We live in a global world and in Berlin, one of the most cosmopolitan cities in the world, I had faced head-on the frightening prospect of not being understood. I have faith in their law and order here and yet felt utterly vulnerable. Nothing I knew or had learned, mattered given my inability to express myself to the cab driver at that late hour.

Interestingly, our staff team is currently working on a proposal to help homeless limited English speakers access City Shelters in Canada supported by language interpreters. The importance of this proposal and the desperate plight of homeless experiencing language barriers has dawned on me with even greater poignancy now. I am determined more than ever to convey my deep concern that the City not fail them given its preoccupation with cost savings based on utilitarian theories! Even one homeless person is one too many. Fresh from my trip to India where the numbers of marginalized and homeless are mounting with rising housing costs, I simply cannot bury my head in the sand anymore.
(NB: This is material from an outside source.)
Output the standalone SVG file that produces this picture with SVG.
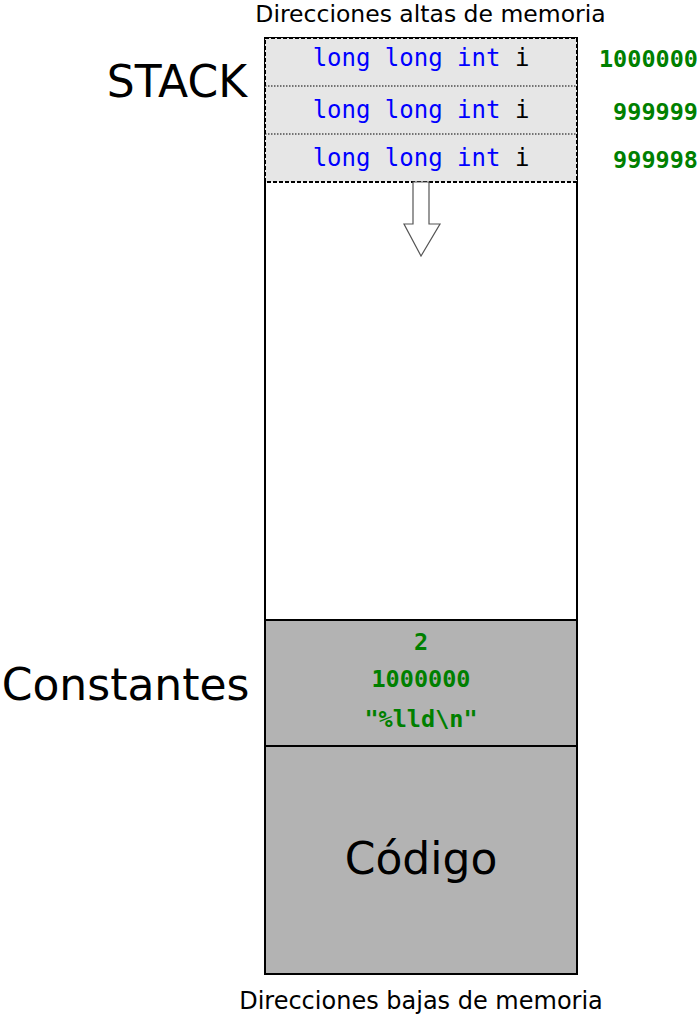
<svg xmlns="http://www.w3.org/2000/svg" width="698" height="1016" viewBox="0 0 698 1016">
<style>
.lbl{font-family:"DejaVu Sans",sans-serif;fill:#000}
.big{font-size:44px}
.sm{font-size:24px}
.mono{font-family:"DejaVu Sans Mono",monospace;font-size:24px}
.kw{fill:#0000ff}
.num{font-family:"DejaVu Sans Mono",monospace;font-size:23.5px;font-weight:bold;fill:#008000}
</style>
<rect width="698" height="1016" fill="#fff"/>
<g id="memory">
<rect x="265" y="38" width="312" height="936" fill="#fff" stroke="#000" stroke-width="2"/>
</g>
<g id="stack">
<rect x="265" y="38" width="312" height="144" fill="#e6e6e6" stroke="none"/>
<line x1="265" y1="86" x2="577" y2="86" stroke="#000" stroke-width="1.2" stroke-dasharray="1.5,1.5"/>
<line x1="265" y1="134" x2="577" y2="134" stroke="#000" stroke-width="1.2" stroke-dasharray="1.5,1.5"/>
<rect x="265" y="38" width="312" height="144" fill="none" stroke="#000" stroke-width="2" stroke-dasharray="4,2"/>
<text class="mono" x="421" y="66" text-anchor="middle"><tspan class="kw">long long int</tspan> i</text>
<text class="mono" x="421" y="118" text-anchor="middle"><tspan class="kw">long long int</tspan> i</text>
<text class="mono" x="421" y="166" text-anchor="middle"><tspan class="kw">long long int</tspan> i</text>
<text class="num" x="698" y="67" text-anchor="end">1000000</text>
<text class="num" x="698" y="120" text-anchor="end">999999</text>
<text class="num" x="698" y="168" text-anchor="end">999998</text>
</g>
<g id="connectors">
<path d="M413,182 L429,182 L429,224 L440,224 L421,256 L404,224 L413,224 Z" fill="#fff" stroke="#555" stroke-width="1.2"/>
</g>
<g id="constantes">
<rect x="265" y="620" width="312" height="126" fill="#b3b3b3" stroke="#000" stroke-width="2"/>
<text class="num" x="421" y="650" text-anchor="middle">2</text>
<text class="num" x="421" y="687" text-anchor="middle">1000000</text>
<text class="num" x="421" y="727" text-anchor="middle">"%lld\n"</text>
</g>
<g id="codigo">
<rect x="265" y="746" width="312" height="228" fill="#b3b3b3" stroke="#000" stroke-width="2"/>
<text class="lbl big" x="421" y="874" text-anchor="middle">Código</text>
</g>
<g id="labels">
<text class="lbl" font-size="23.5" x="430.5" y="22" text-anchor="middle">Direcciones altas de memoria</text>
<text class="lbl sm" x="421" y="1009" text-anchor="middle">Direcciones bajas de memoria</text>
<text class="lbl big" x="247" y="97" text-anchor="end">STACK</text>
<text class="lbl big" x="249.5" y="700" text-anchor="end">Constantes</text>
</g>
</svg>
But I digress. Language barriers are real and helping people overcome them is pretty exciting work. My presentation at InDialog, which is part of the larger Expo Lingua global conference for language schools, is along the theme of John Kotter's "Our Iceberg is Melting". It explores how disruptive technologies and the digitisation of all professions, including language professions, is making our world increasingly complex and presenting both challenges and opportunities. The immense potential of technology became evident in one session yesterday, where a deaf presenter signed in German, the Sign Language Interpreter verbalized in English and his topic was on the use of two geography agnostic services to overcome all language barriers, Video Remote Interpreting and Video Relay Service. The deaf person and interpreter just happened to be in the same room but could have been communing from different parts of the globe.

Now if only someone can help me read! To get to the airport in London, I boarded the first class compartment of the Gatwick Express, with an economy ticket. What a relief I could explain to her that I had been incredibly stupid! Imagine if that had happened in Berlin. I would have just played dumb! Not much different, I guess!